Iran, Nigeria have right to raise oil output, Algiers host says

By Dina Khrennikova on 9/9/2016

MOSCOW (Bloomberg) -- OPEC and other producers can reconcile talks aimed at stabilizing the oil market with the prerogative of Iran, Nigeria and Libya to boost output, according to Algeria’s energy minister.

“Iran has the right to increase production to the pre-sanctions level,” Algeria’s Noureddine Bouterfa said in an interview in Moscow Friday, after meeting his Russian counterpart Alexander Novak. “It is also the right of Libya, Nigeria to increase.”

Bouterfa was shuttling between Moscow and Paris on Friday as he prepares to host talks between the Organization of Petroleum Exporting Countries and other major oil exporters in Algiers later this month.

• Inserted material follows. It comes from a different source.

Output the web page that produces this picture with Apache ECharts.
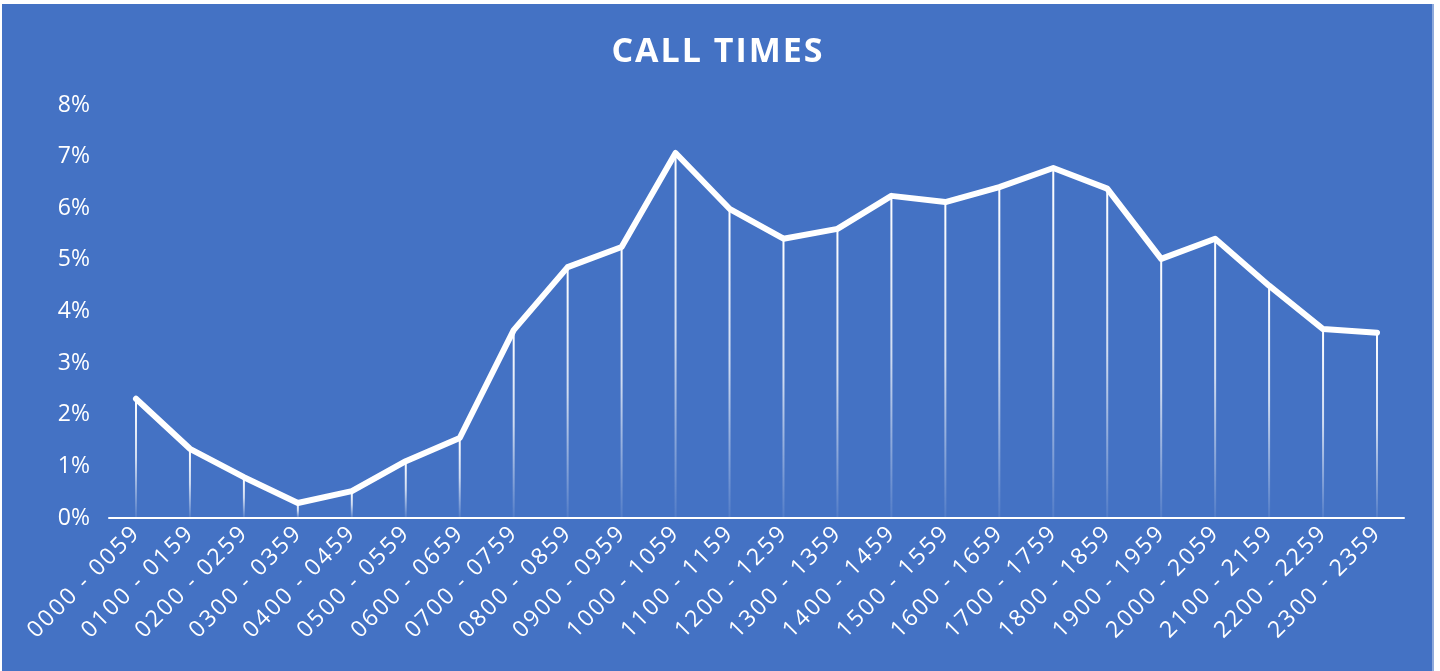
<!DOCTYPE html>
<html>
<head>
<meta charset="utf-8">
<script src="https://cdn.jsdelivr.net/npm/echarts@6/dist/echarts.min.js"></script>
<style>
html,body{margin:0;padding:0;background:#fff;width:1440px;height:671px;overflow:hidden;}
#chart{position:absolute;left:2px;top:4px;width:1432px;height:667px;background:#4472C4;border-right:2px solid #8FAADC;box-sizing:border-box;}
</style>
</head>
<body>
<div id="chart"></div>
<script>
const titleText = "CALL TIMES";
const categories = ["0000 - 0059","0100 - 0159","0200 - 0259","0300 - 0359","0400 - 0459","0500 - 0559","0600 - 0659","0700 - 0759","0800 - 0859","0900 - 0959","1000 - 1059","1100 - 1159","1200 - 1259","1300 - 1359","1400 - 1459","1500 - 1559","1600 - 1659","1700 - 1759","1800 - 1859","1900 - 1959","2000 - 2059","2100 - 2159","2200 - 2259","2300 - 2359"];
const callShare = [2.31,1.34,0.79,0.29,0.52,1.10,1.55,3.64,4.86,5.25,7.07,5.99,5.41,5.60,6.24,6.12,6.41,6.78,6.38,5.02,5.41,4.50,3.66,3.59];
const yTicks = [0,1,2,3,4,5,6,7,8];

// letter-spaced rendering via rich text: each character its own fragment
function spaced(s){ return s.split('').map(function(ch){ return '{c|' + ch + '}'; }).join(''); }

const chart = echarts.init(document.getElementById('chart'));
chart.setOption({
  animation:false,
  title:{text:spaced(titleText),left:'center',top:26,
    textStyle:{color:'#fff',fontFamily:'Open Sans',fontWeight:'bold',fontSize:34,
      rich:{c:{color:'#fff',fontFamily:'Open Sans',fontWeight:'bold',fontSize:34,padding:[0,1,0,1]}}}},
  grid:{left:107,right:28,top:101,bottom:153,containLabel:false},
  xAxis:{type:'category',data:categories,boundaryGap:true,
    axisLine:{lineStyle:{color:'#fff',width:2}},axisTick:{show:false},
    axisLabel:{color:'#fff',rotate:45,fontFamily:'Open Sans',fontSize:23,margin:12,interval:0,
      formatter:function(v){ return spaced(v); },
      rich:{c:{color:'#fff',fontFamily:'Open Sans',fontSize:23,padding:[0,1.1,0,1.1]}}}},
  yAxis:{type:'value',min:yTicks[0],max:yTicks[yTicks.length-1],interval:1,
    axisLine:{show:false},axisTick:{show:false},splitLine:{show:false},
    axisLabel:{color:'#fff',fontFamily:'Open Sans',fontSize:23,margin:19,formatter:'{value}%'}},
  series:[
    {type:'bar',data:callShare,barWidth:2,silent:true,
      itemStyle:{color:new echarts.graphic.LinearGradient(0,0,0,1,[{offset:0,color:'rgba(255,255,255,1)'},{offset:0.5,color:'rgba(255,255,255,0.75)'},{offset:1,color:'rgba(255,255,255,0.08)'}])}},
    {type:'line',data:callShare,symbol:'none',lineStyle:{color:'#fff',width:6,cap:'round',join:'round'},z:5}
  ]
});
</script>
</body>
</html>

Discussions aimed at freezing production failed in April, after Saudi Arabia insisted on the participation of its Persian Gulf rival Iran, which said it would keep increasing output after the lifting of international sanctions.

Iran has said it’s too soon to cap its output as the nation bids to regain its pre-sanctions share of OPEC production, while Nigeria and Libya are looking to pump more barrels after political turmoil and violence disabled pipelines, ports and other oil infrastructure.

Anything possible

“All the solutions are possible,” Bouterfa said when asked if higher output from those countries could be accommodated within a freeze deal.

Russia reiterated its support for a freeze deal to balance markets, and its readiness to join in a consensus, calling the Algiers meeting the appropriate place for discussion, Novak said in a statement on his ministry’s website following the meeting with Bouterfa.

“We hope that the divisions within OPEC will soon be overcome and a compromise solution would be found,” Novak said.

The Algerian minister said he’s next heading to Paris to meet with his Saudi counterpart Khalid Al-Falih and Mohammed Barkindo, secretary-general of OPEC, to evaluate actions by Iran, Russia, Algeria and Qatar in preparation for Algiers.

Should an agreement fail to materialize in Algiers, the dialog would continue at OPEC’s next official meeting in Vienna, Bouterfa said.

“If we have an agreement in Algiers it’s very good but if we don’t have an agreement, it’s also good,” he said.